“Bike to Work Day”?

Isn’t Bike to Work Day every day?

In passing I note that since the start of November when I started working after a post-graduation vacation I’ve poured exactly $0 in gasoline into the tank of my car. (Readers who suspect that this statement, in addition to being true, is vacuously true may be on to something!) How much did you spend doing the same over that time? Hmm, hmm? Also worth noting: my bike has a smaller carbon footprint than your hybrid.

One other note: this post was prerecorded because I’m currently attending Trail Days; I’ll be gone through May 19. Consequently, I probably won’t moderate any responding snarks 🙂 or other comments made by non-repeat commenters until then.


  1. I got rid of my car after getting a Segway. The carbon footprint is also neutral since I choose to have my electricity coming from green sources, an option by my provider. Also it gets me to work every day without the need to shower and change after arriving at work, and for a few weeks recovering from combined ankle sprain knee ligament damage, it got me to work fine when cycling would have been hell.
    I still cycle/swim/other exercise in my own time, just as those I pass on my way to work in gridlock sitting in their cars would do.

    One thing I can’t help thinking about is the amount of heavy breathing going into serious bike riding amongst the pollution of traffic, and I wonder why bicyclists prefer the road for speed when I glide entirely on bike paths which thankfully are mostly not near traffic, without needing to breathe as heavily on my segway.

    The constant need to keep going for momentum’s sake sees about 90% of bicyclists go past me through red lights while I’m content to be stationary on my self-balancing device.

    Comment by Mardeg — 14.05.09 @ 13:01

  2. > Also worth noting: my bike has a smaller carbon footprint than your hybrid.

    This isn’t always true. It’s subtle, but when you bike you expend energy that is supplied by food. That food is supported by an infrastructure that releases carbon. And since the hybrid uses its “food” more efficiently than you do yours, there are cases when the hybrid wins. (Wish I could remember where I saw some numbers worked out …)

    [I’m extremely skeptical the impact of the marginal amount of food I have to eat to bike rather than drive outweighs the rather more significant amount due to burning gas to travel the same distance, especially with a metabolism that’s as efficient as mine that doesn’t really need to consume any extra food to do said biking.
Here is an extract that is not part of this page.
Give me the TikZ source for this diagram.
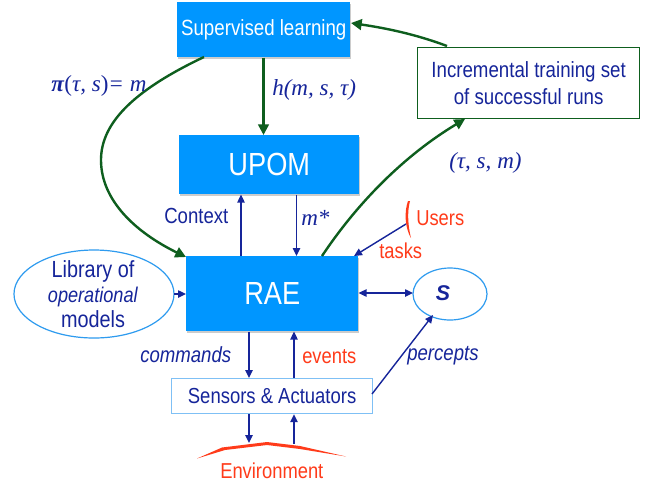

In any case I really don’t care about the footprint at all, it’s just pure taunt. Biking rather than driving is all about enjoyment and cost for me.]

    Comment by Chris Jones — 14.05.09 @ 13:40

  3. I walk to work. Who’s more righteous?

    [Heh, dunno. I’ll note, however, that my next largest regular travel is five miles once or twice a week to church, and while that’s certainly walkable it’s not walkable without sacrificing an awful lot of time — so the bike is more righteous than the foot because the foot simply can’t happen.]

    Comment by Robert O'Callahan — 14.05.09 @ 14:19

  4. Mardeg, I admire you for your almost-carbon neutral segway (it did require resources to construct and those batteries are not going to last forever). However, be aware not only are you driving your segway on trails that you likely cannot legally be on, the spurious argument about breathing in traffic fumes has been shown to be false. ie. the positive benefits from exercise well outweigh the negatives of the pollution.

    [I doubt Segways are so likely to be illegal on bike paths, myself. As for pollution, I agree, cars don’t put out anywhere near enough for it to matter if you bike around them.]